Since the previous post I have been reflecting a bit on how Father Louth’s discussion of the gulf that opens up between a discipline and its history applies to theology and, more specifically, to patristics. This also helps to explain my own experience in seeking to get in touch with the Fathers. As someone with a theological background in which the Fathers were largely missing, my immediate inclination was to look for some sort of an academic programme. But, apart from the fact that western theological faculties do not generally go in for such things, and some other complicating factors, I was also uncomfortable with this because of the way the Fathers often appear to be dealt with in western academic circles. And this connects for me with Louth’s distinction, for patristics appears to be viewed largely in historical terms – if it appears in academic programmes then this is often together with Church History.
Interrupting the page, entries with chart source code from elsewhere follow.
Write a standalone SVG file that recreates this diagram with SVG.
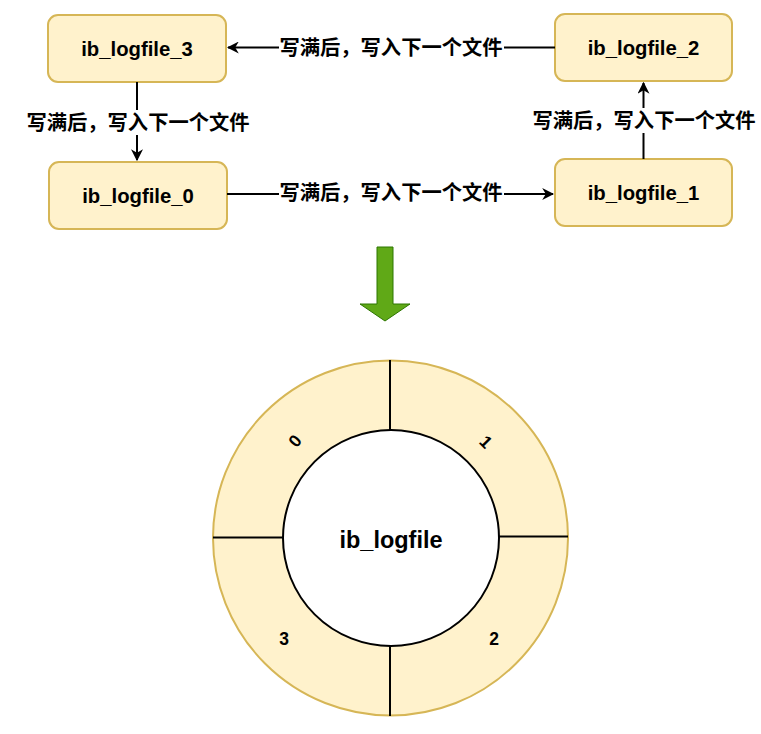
<svg xmlns="http://www.w3.org/2000/svg" width="761" height="734" viewBox="0 0 761 734">
<style>
.box{fill:#fff2cc;stroke:#d6b656;stroke-width:2}
.lbl{font-family:"Liberation Sans","Noto Sans CJK SC",Arial,sans-serif;font-weight:bold;fill:#000;text-anchor:middle;dominant-baseline:central}
.cn{font-family:"Liberation Sans","Noto Sans CJK SC",sans-serif;font-weight:bold;font-size:20.3px;fill:#000;text-anchor:middle;dominant-baseline:central}
.edge{stroke:#000;stroke-width:2;fill:none}
.div{stroke:#000;stroke-width:2}
</style>
<defs>
<marker id="arr" viewBox="0 0 10 10" refX="9" refY="5" markerWidth="6" markerHeight="6" markerUnits="strokeWidth" orient="auto">
<path d="M0,0 L10,5 L0,10 L3,5 Z" fill="#000"/>
</marker>
</defs>
<rect width="761" height="734" fill="#fff"/>

<g id="node-ib3">
<rect class="box" x="48" y="15" width="178" height="67" rx="10"/>
<text class="lbl" x="137" y="48.5" font-size="20.3">ib_logfile_3</text>
</g>
<g id="node-ib2">
<rect class="box" x="555" y="14" width="177" height="67" rx="10"/>
<text class="lbl" x="643.5" y="47.5" font-size="20.3">ib_logfile_2</text>
</g>
<g id="node-ib0">
<rect class="box" x="49" y="162" width="178" height="67" rx="10"/>
<text class="lbl" x="138" y="195.5" font-size="20.3">ib_logfile_0</text>
</g>
<g id="node-ib1">
<rect class="box" x="555" y="159" width="177" height="67" rx="10"/>
<text class="lbl" x="643.5" y="192.5" font-size="20.3">ib_logfile_1</text>
</g>

<g id="connectors">
<line class="edge" x1="555" y1="47.5" x2="228" y2="47.5" marker-end="url(#arr)"/>
<rect x="279" y="35" width="225" height="25" fill="#fff"/>
<text class="cn" x="391" y="47.5">写满后，写入下一个文件</text>

<line class="edge" x1="227" y1="194" x2="553" y2="194" marker-end="url(#arr)"/>
<rect x="279" y="181" width="225" height="25" fill="#fff"/>
<text class="cn" x="391" y="193">写满后，写入下一个文件</text>

<line class="edge" x1="137" y1="82" x2="137" y2="160" marker-end="url(#arr)"/>
<rect x="26" y="110" width="224" height="25" fill="#fff"/>
<text class="cn" x="138" y="123">写满后，写入下一个文件</text>

<line class="edge" x1="643.5" y1="159" x2="643.5" y2="83" marker-end="url(#arr)"/>
<rect x="532" y="108" width="224" height="25" fill="#fff"/>
<text class="cn" x="644" y="121">写满后，写入下一个文件</text>
</g>

<g id="down-arrow">
<path d="M377,247 L393,247 L393,304 L410,304 L385,321 L360,304 L377,304 Z" fill="#60a917" stroke="#2d7600" stroke-width="1"/>
</g>

<g id="ring">
<circle cx="390.5" cy="538" r="177.5" fill="#fff2cc" stroke="#d6b656" stroke-width="2"/>
<line class="div" x1="390" y1="360" x2="390" y2="430"/>
<line class="div" x1="390" y1="646" x2="390" y2="716"/>
<line class="div" x1="213" y1="537.5" x2="283" y2="537.5"/>
<line class="div" x1="498" y1="536.5" x2="568" y2="536.5"/>
<circle cx="391" cy="538" r="108" fill="#fff" stroke="#000" stroke-width="2"/>
<text class="lbl" x="391" y="540" font-size="23.5">ib_logfile</text>
<text class="lbl" x="295" y="441" font-size="17.5" transform="rotate(-50 295 441)">0</text>
<text class="lbl" x="486" y="442" font-size="17.5" transform="rotate(45 486 442)">1</text>
<text class="lbl" x="494" y="639" font-size="17.5">2</text>
<text class="lbl" x="284" y="639" font-size="17.5">3</text>
</g>
</svg>
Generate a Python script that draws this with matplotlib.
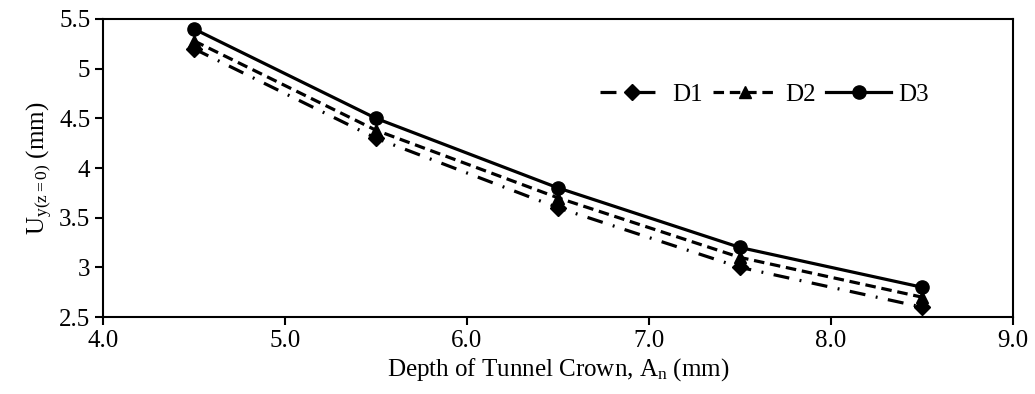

Now I certainly have nothing against Church History. But my own interest in the Fathers is not simply to understand them in their historical context, important as this is. My interest in the Fathers is theological, but this is not simply an abstract interest in which they can be used as source material for building elaborate theological artifices or an armoury for defending particular positions. It is rather concerned with their life-giving role in passing on a living Tradition which is able to feed and sustain, but also challenge and transform.
Now this does not mean that we don’t need historical knowledge, nor does it deny that the Fathers are indeed a rich resource into which we can tap. And it also doesn’t exclude critical study, an appreciation of different traditions and our posing of awkward questions. But when such a critical approach loses its rootedness in the Fathers’ own commitment to ascesis, conversion and prayer, to being taken up in and transfigured into the Mystery of Christ, then it doesn’t seem to have much point.
A postscript to a postscript: Shortly after writing this I came across Phil’s post at Hyperekperissou on Prayer and Patristics – Origen on How to Pray, in which he points to the Fathers’ importance in going beyond intellectual abstractions. It is also the first post in a series on Origen’s On Prayer, which looks very promising.